In the darkest days of the financial crisis, when the housing market was in free fall and threatening to take the nation’s economy with it, the Bush administration was forced to put mortgage giants Fannie Mae and Freddie Mac into government conservatorship.
The move was supposed to be short-lived. Then-Treasury secretary Hank Paulson described it as a “time-out” to give policymakers the breathing room they needed to “permanently address the structural issues presented.”
Yet 11 years later, remarkably, Fannie and Freddie remain stuck in time-out.
Though there has been a strong bipartisan consensus that legislative reform is needed, the political lift has turned out to be heavier than anyone expected.
The Trump administration has apparently had enough.
It announced earlier this month that it is going to let Fannie and Freddie out of conservatorship, whether Congress passes housing finance reform or not.
It is difficult to overstate how dramatic a move this is in the ongoing debate over what to do about the nation’s mortgage market. For virtually everyone involved in the debate over the last decade, housing finance reform has meant addressing the structural flaw that helped put Fannie and Freddie into conservatorship in the first place — the belief that they were too important for the government to allow to fail. This view pushed Fannie and Freddie shareholders toward greater and greater risk, knowing that they would get the upside should the risks pay off and taxpayers would get the downside should they fail.

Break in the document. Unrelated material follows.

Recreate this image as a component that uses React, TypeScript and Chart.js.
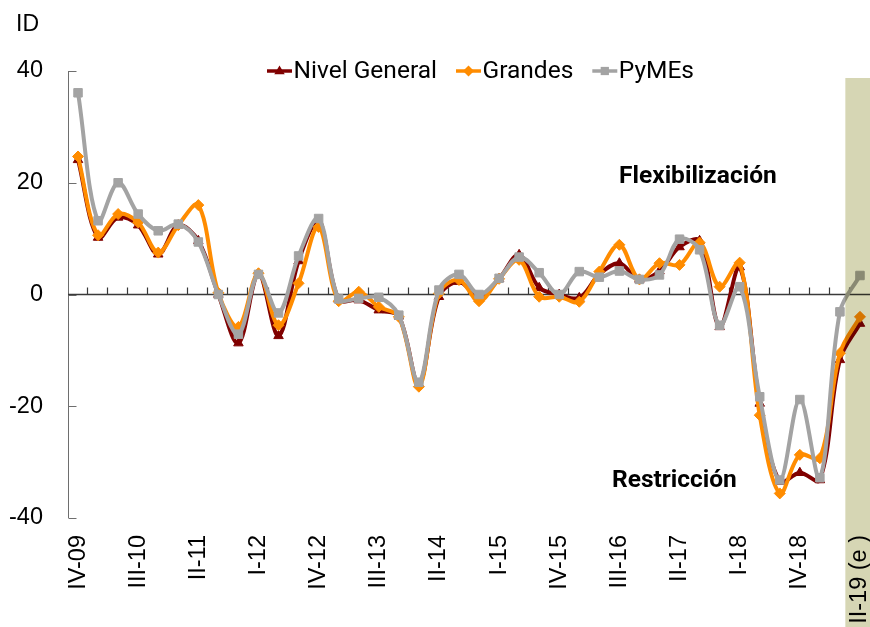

In one proposal after another, experts and policymakers from the left and the right alike have tried to take on this so-called “too-big-to-fail” problem in their efforts to overhaul the system. Some have recommended creating enough competitors that Fannie and Freddie could be allowed to fail without devastating the market, while others have recommended putting the critical market infrastructure into a utility or government ownership.
This brings us back to the Trump administration’s plan, which threatens to abandon this central component of reform and release the duopoly back into private control — unless Congress acts.
That’s not to say that the administration would let Fannie and Freddie out of conservatorship without any reforms. It plans to increase their capital levels and take other steps to decrease their market share, including withdrawing their support for some kinds of mortgages and making it easier for banks and other financial institutions to compete at the margins. But these steps wouldn’t reduce their centrality to the system nearly enough that the government could ever allow them to fail.
While these steps won’t remove the too-big-to fail problem, they will make getting a mortgage more expensive — possibly much more expensive — for some homebuyers. Shrinking Fannie and Freddie’s footprint without structural reform will push many borrowers into a more selective and expensive private market and reduce the overall subsidy provided to low- and middle-income borrowers.
Why would anyone propose such a thing? It will unnerve those from both political parties who have long advocated for housing finance reform, because it’s not fixing one of the fundamental problems. And it will unnerve homeowners, lenders and realtors alike because it will drive up the cost of buying a home. Indeed, the only group likely to support it are Fannie and Freddie’s shareholders, which stand to reap a windfall of billions of dollars.
But therein may lie its strength. By committing us to a path that almost no one will like, the administration may be creating the environment to get real reform done.
There is some indication that this is what the Trump administration has in mind. It has made it clear that it would go down this unilateral path reluctantly, preferring Congress to provide the deeper reforms that only it can provide. And it has signaled that the legislative changes it would support look a lot like those that members of both parties have long advocated: adding more guarantors to reduce the dominance of Fannie and Freddie; giving all guarantors a broad duty to serve all markets, rich or poor; imposing on guarantors a utility-like regulated rate of return to ensure that communities of more modest means aren’t priced out of the market; and providing the same level of subsidy that we have today to lower costs for borrowers of modest means.
It’s unclear whether the administration is indeed pushing everyone to the negotiating table, or just so impatient for movement that it would welcome a world in which mortgages are more expensive and the mortgage system is again dependent on a privately owned and controlled duopoly. But the result is the same.
Whether out of boldness or rashness, the Trump administration has left us with a choice: legislate the structural reform that almost everyone wants or watch as this administration takes the mortgage market down a path that almost no one wants.
Either way, the 11 years of limbo appears about to end. Best to buckle up. It may be a bumpy ride.